Regulierung massiv abbauen. Ich bin mit Storebox mittlerweile in sechs Ländern und mehr als 200 Städten operativ tätig. Es kann ja nicht sein, dass wir gefühlt hunderte unterschiedliche Regulierungen vorfinden, die das Prosperieren von Unternhemen extrem erschweren.

Was wären konkret für euch als Scaleup die wichtigsten Schritte auf nationaler und EU-Ebene?

Die Lohnkosten senken, Regulierungen massiv reduzieren und die Zuwanderung hochqualifizierter Personen massiv erleichtern.

Was bräuchte es, damit die Wiener Börse bzw. zumindest eine europäische Börse für einen IPO eines Scaleups wie Storebox attraktiv ist?

Große Anschlussfinanzierungen müssen in Europa mit europäischem Kapital getätigt werden, um ab einer gewissen Stage als logischen Schritt einen IPO auch in einem europäischen Heimatmarkt zu forcieren.

Aktuell wird nicht nur im Zusammenhang mit Börsengängen die Standortattraktivität stark diskutiert. War Abwanderung aus Europa für euch jemals ein Thema?

Aktuell noch nicht. Ich lebe sehr gerne in Österreich und sehe nicht alles nur negativ. Wir leben in einem tollen Land mit vielen Möglichkeiten, toller Infrastruktur und einigermaßen stabilen Verhältnissen. Die Verwaltung dieses Zustands wird allerdings nicht ausreichen. Es muss gestaltet werden, um den Standort attraktiv zu halten.

Bitte eine Prognose: Abhängig von den Entscheidungen, die in nächster Zeit getroffen werden – was ist das Worst- und was das Best-Case-Szenario für Europa?

Das Worst-Case-Szenario: Die EU zerfällt in unterschiedliche Lager, weil es nicht möglich war, Interessen zu alignen und die großen Hebel zu betätigen. Geopolitisch wäre das eine absolute Katastrophe!
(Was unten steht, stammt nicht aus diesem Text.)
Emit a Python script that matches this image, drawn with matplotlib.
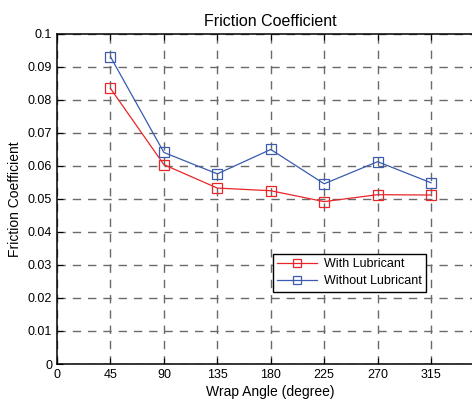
import matplotlib.pyplot as plt

plt.rcParams['font.family'] = ['Liberation Sans', 'DejaVu Sans']

# Data
angles = [45, 90, 135, 180, 225, 270, 315]
with_lub = [0.0835, 0.0604, 0.0533, 0.0525, 0.0492, 0.0513, 0.0512]
without_lub = [0.0931, 0.0641, 0.0576, 0.0650, 0.0546, 0.0613, 0.0549]
x_ticks = [0, 45, 90, 135, 180, 225, 270, 315, 360]
y_ticks = [0, 0.01, 0.02, 0.03, 0.04, 0.05, 0.06, 0.07, 0.08, 0.09, 0.1]

fig = plt.figure(figsize=(4.72, 4.04), dpi=100)
ax = fig.add_axes([0.1208, 0.099, 0.9056, 0.817])

ax.plot(angles, with_lub, color='#e8262a', lw=0.9, marker='s', ms=7,
        mfc='none', mec='#e8262a', mew=0.9, label='With Lubricant')
ax.plot(angles, without_lub, color='#3a5bb0', lw=0.9, marker='s', ms=7,
        mfc='none', mec='#3a5bb0', mew=0.9, label='Without Lubricant')

ax.set_xlim(0, 360)
ax.set_ylim(0, 0.1)
ax.set_xticks(x_ticks[:-1])
ax.set_yticks(y_ticks)
ax.set_yticklabels(['0'] + [f'{v:g}' for v in y_ticks[1:]])
ax.tick_params(direction='in', labelsize=9, top=True, right=True, length=4)
ax.grid(True, color='#6a6a6a', linestyle=(0, (6, 5)), lw=1.0)
for s in ax.spines.values():
    s.set_linewidth(1.1)

ax.set_title('Friction Coefficient', fontsize=11.5)
ax.set_xlabel('Wrap Angle (degree)', fontsize=10, labelpad=3)
ax.set_ylabel('Friction Coefficient', fontsize=10)

leg = ax.legend(loc='upper left', bbox_to_anchor=(0.505, 0.333), borderaxespad=0,
                fancybox=False, edgecolor='black', fontsize=9, framealpha=1,
                handlelength=3.2, borderpad=0.35, markerscale=0.75,
                handletextpad=0.5, labelspacing=0.4)
leg.get_frame().set_linewidth(1.0)

fig.savefig('out.png', dpi=100)
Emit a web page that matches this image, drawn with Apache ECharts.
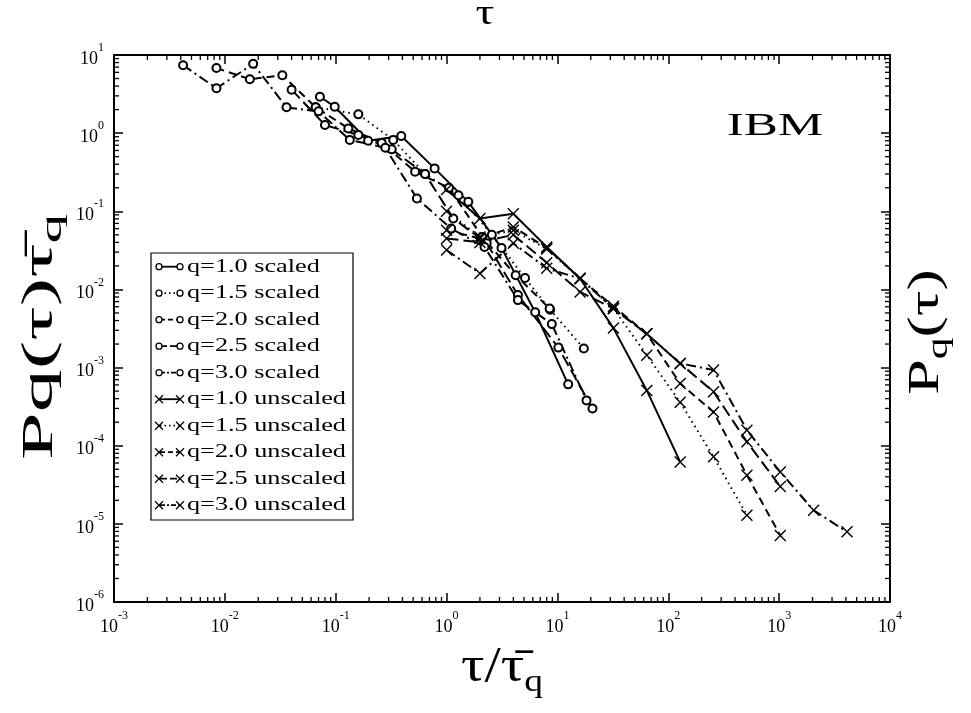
<!DOCTYPE html>
<html>
<head>
<meta charset="utf-8">
<script src="https://cdn.jsdelivr.net/npm/echarts@6/dist/echarts.min.js"></script>
<style>html,body{margin:0;padding:0;background:#fff}#c{width:971px;height:713px}</style>
</head>
<body>
<div id="c"></div>
<script>
// ---------- data ----------
const seriesNames = ['q=1.0 scaled','q=1.5 scaled','q=2.0 scaled','q=2.5 scaled','q=3.0 scaled',
  'q=1.0 unscaled','q=1.5 unscaled','q=2.0 unscaled','q=2.5 unscaled','q=3.0 unscaled'];

const s10x = [0.072,0.098,0.196,0.39,0.78,1.57,3.13,6.3,12.5];
const s10y = [2.92,2.18,0.80,0.92,0.354,0.132,0.034,0.0051,0.00061];
const s15x = [0.066,0.16,0.33,0.64,1.28,2.56,5.1,8.6,17.3];
const s15y = [2.14,1.74,0.82,0.30,0.16,0.05,0.014,0.0055,0.00175];
const s20x = [0.0084,0.0168,0.033,0.066,0.13,0.26,0.52,1.05,2.1,4.2,8.5];
const s20y = [6.8,4.9,5.5,2.14,1.15,0.75,0.32,0.2,0.047,0.0152,0.0057];
const s25x = [0.04,0.08,0.16,0.32,0.64,1.15,2.3,4.4,10.2,20.7];
const s25y = [3.6,1.27,0.95,0.62,0.3,0.081,0.039,0.0085,0.0018,0.0003];
const s30x = [0.0042,0.0084,0.018,0.036,0.07,0.134,0.28,0.54,1.1,2.2,4.4,8.9,18.3];
const s30y = [7.4,3.75,7.7,2.14,1.9,0.82,0.65,0.146,0.06,0.035,0.0073,0.0036,0.00038];

const u10x = [1,2,4,8,16,32,64,128];
const u10y = [0.19,0.081,0.093,0.035,0.0138,0.0032,0.00051,6.2e-5];
const u15x = [1,2,4,8,16,32,64,128,256,512];
const u15y = [0.1,0.047,0.057,0.033,0.0138,0.0057,0.00144,0.00036,7.2e-5,1.29e-5];
const u20x = [1,2,4,8,16,32,64,128,256,512,1024];
const u20y = [0.057,0.045,0.063,0.034,0.0138,0.0061,0.0027,0.000625,0.00027,4.2e-5,7.1e-6];
const u25x = [1,2,4,8,16,32,64,128,256,512,1024];
const u25y = [0.045,0.04,0.05,0.022,0.0093,0.0057,0.0027,0.00113,0.00049,0.000112,3.0e-5];
const u30x = [1,2,4,8,16,32,64,128,256,512,1024,2048,4096];
const u30y = [0.032,0.016,0.039,0.0186,0.0138,0.0057,0.0027,0.00113,0.00093,0.000158,4.6e-5,1.49e-5,7.9e-6];

const xMin = 1e-3, xMax = 1e4, yMin = 1e-6, yMax = 10;

// ---------- styles ----------
const FONT = 'Liberation Serif';
const dashes = ['solid',[1.5,4],[8,5],[12,5],[10,4,2,4]];
const crossPath = 'path://M0,0L10,10M0,10L10,0';
const xs = [s10x,s15x,s20x,s25x,s30x,u10x,u15x,u20x,u25x,u30x];
const ys = [s10y,s15y,s20y,s25y,s30y,u10y,u15y,u20y,u25y,u30y];

const zip = (a,b) => a.map((v,i)=>[v,b[i]]);

const series = seriesNames.map((name,i) => {
  const scaled = i < 5;
  return {
    name, type:'line', data: zip(xs[i], ys[i]),
    xAxisIndex:0, yAxisIndex:0,
    symbol: scaled ? 'emptyCircle' : crossPath,
    symbolSize: scaled ? 8 : 11,
    showAllSymbol:true,
    lineStyle:{color:'#000', width:2, type: dashes[i%5], cap:'butt'},
    itemStyle:{color:'#000', borderColor:'#000', borderWidth:1.4},
    z: 3, animation:false, silent:true
  };
});

// minor ticks (2..9 per decade) on all sides via custom series
const minorX = [], minorY = [];
for (let e = -3; e < 4; e++) for (let m = 2; m <= 9; m++) minorX.push(m*Math.pow(10,e));
for (let e = -6; e < 1; e++) for (let m = 2; m <= 9; m++) minorY.push(m*Math.pow(10,e));
const tickStyle = {stroke:'#000', lineWidth:1.3};
series.push({
  type:'custom', silent:true, animation:false, clip:false, z:5,
  data: minorX.map(v=>[v, yMin]),
  renderItem: (params, api) => {
    const v = api.value(0);
    const b = api.coord([v, yMin]), t = api.coord([v, yMax]);
    return {type:'group', children:[
      {type:'line', shape:{x1:b[0],y1:b[1],x2:b[0],y2:b[1]-5}, style:tickStyle},
      {type:'line', shape:{x1:t[0],y1:t[1],x2:t[0],y2:t[1]+5}, style:tickStyle}
    ]};
  }
});
series.push({
  type:'custom', silent:true, animation:false, clip:false, z:5,
  data: minorY.map(v=>[xMin, v]),
  renderItem: (params, api) => {
    const v = api.value(1);
    const l = api.coord([xMin, v]), r = api.coord([xMax, v]);
    return {type:'group', children:[
      {type:'line', shape:{x1:l[0],y1:l[1],x2:l[0]+5,y2:l[1]}, style:tickStyle},
      {type:'line', shape:{x1:r[0],y1:r[1],x2:r[0]-5,y2:r[1]}, style:tickStyle}
    ]};
  }
});

const expLabel = v => '{b|10}{e|' + Math.round(Math.log10(v)) + '}';
const richLab = {
  b:{fontFamily:FONT, fontSize:18, color:'#000', verticalAlign:'bottom', lineHeight:26},
  e:{fontFamily:FONT, fontSize:12, color:'#000', verticalAlign:'top', lineHeight:26}
};
const axisCommon = {
  type:'log', logBase:10,
  axisLine:{show:true, onZero:false, lineStyle:{color:'#000', width:2}},
  axisTick:{show:true, inside:true, length:9, lineStyle:{color:'#000', width:1.5}},
  splitLine:{show:false}, minorTick:{show:false}, minorSplitLine:{show:false}
};

// ---------- legend graphic ----------
const legendChildren = [];
const L = {x:151, y:253, w:202, h:267, step:26.5, y0:266.7};
legendChildren.push({type:'rect', shape:{x:L.x, y:L.y, width:L.w, height:L.h},
  style:{fill:'#fff', stroke:'#000', lineWidth:1.2}, z:10});
const legDash = [null,[1.5,3],[5,3],[7,3],[5,2,2,2]];
seriesNames.forEach((name,i) => {
  const yy = L.y0 + L.step*i;
  const scaled = i < 5;
  legendChildren.push({type:'line', shape:{x1:160, y1:yy, x2:180, y2:yy},
    style:{stroke:'#000', lineWidth:1.8, lineDash: legDash[i%5]}, z:11});
  [159,180].forEach(cx => {
    if (scaled) legendChildren.push({type:'circle', shape:{cx, cy:yy, r:3}, style:{fill:'#fff', stroke:'#000', lineWidth:1.3}, z:12});
    else legendChildren.push({type:'group', z:12, children:[
      {type:'line', shape:{x1:cx-4,y1:yy-4,x2:cx+4,y2:yy+4}, style:{stroke:'#000', lineWidth:1.3}, z:12},
      {type:'line', shape:{x1:cx-4,y1:yy+4,x2:cx+4,y2:yy-4}, style:{stroke:'#000', lineWidth:1.3}, z:12}
    ]});
  });
  legendChildren.push({type:'text', x:187, y:yy, scaleX:1.38, z:12,
    style:{text:name, font:'19px "'+FONT+'"', fill:'#000', verticalAlign:'middle', align:'left'}});
});

const option = {
  backgroundColor:'#fff',
  animation:false,
  grid:{left:114, right:81, top:55, bottom:111, containLabel:false},
  xAxis:[
    Object.assign({}, axisCommon, {min:xMin, max:xMax, position:'bottom',
      axisLabel:{formatter:expLabel, rich:richLab, margin:8}}),
    Object.assign({}, axisCommon, {min:xMin, max:xMax, position:'top', axisLabel:{show:false}})
  ],
  yAxis:[
    Object.assign({}, axisCommon, {min:yMin, max:yMax, position:'left',
      axisLabel:{formatter:expLabel, rich:richLab, margin:10}}),
    Object.assign({}, axisCommon, {min:yMin, max:yMax, position:'right', axisLabel:{show:false}})
  ],
  series,
  graphic:[
    {type:'group', children:legendChildren},
    {type:'text', x:485, y:15, scaleX:1.3, style:{text:'τ', font:'36px "'+FONT+'"', fill:'#000', align:'center', verticalAlign:'middle'}},
    {type:'text', x:775, y:127, scaleX:1.6, style:{text:'IBM', font:'32px "'+FONT+'"', fill:'#000', align:'center', verticalAlign:'middle'}},
    {type:'text', x:502, y:668, scaleX:1.17,
      style:{rich:{m:{font:'50px "'+FONT+'"', fill:'#000'}, s:{font:'32px "'+FONT+'"', fill:'#000', padding:[30,0,0,0]}},
        text:'{m|τ/τ̄}{s|q}', align:'center', verticalAlign:'middle'}},
    {type:'text', x:40, y:337, rotation:Math.PI/2, scaleX:1.95,
      style:{rich:{m:{font:'44px "'+FONT+'"', fill:'#000'}, s:{font:'30px "'+FONT+'"', fill:'#000', padding:[26,0,0,0]}},
        text:'{m|Pq(τ)τ̄}{s|q}', align:'center', verticalAlign:'middle'}},
    {type:'text', x:926, y:332, rotation:Math.PI/2, scaleX:1.45,
      style:{rich:{m:{font:'44px "'+FONT+'"', fill:'#000'}, s:{font:'30px "'+FONT+'"', fill:'#000', padding:[26,0,0,0]}},
        text:'{m|P}{s|q}{m|(τ)}', align:'center', verticalAlign:'middle'}}
  ]
};
const chart = echarts.init(document.getElementById('c'), null, {renderer:'canvas'});
chart.setOption(option);
</script>
</body>
</html>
Das Best-Case-Szenario: Die Wettbewerbsfähigkeit wird durch radikale Maßnahmen wieder hergestellt. Die Menschen spüren eine deutliche Entlastung, haben Perspektiven und glauben an eine bessere Zukunft. Europa wächst weiter zusammen und bleibt ein starker und wichtiger globaler Player.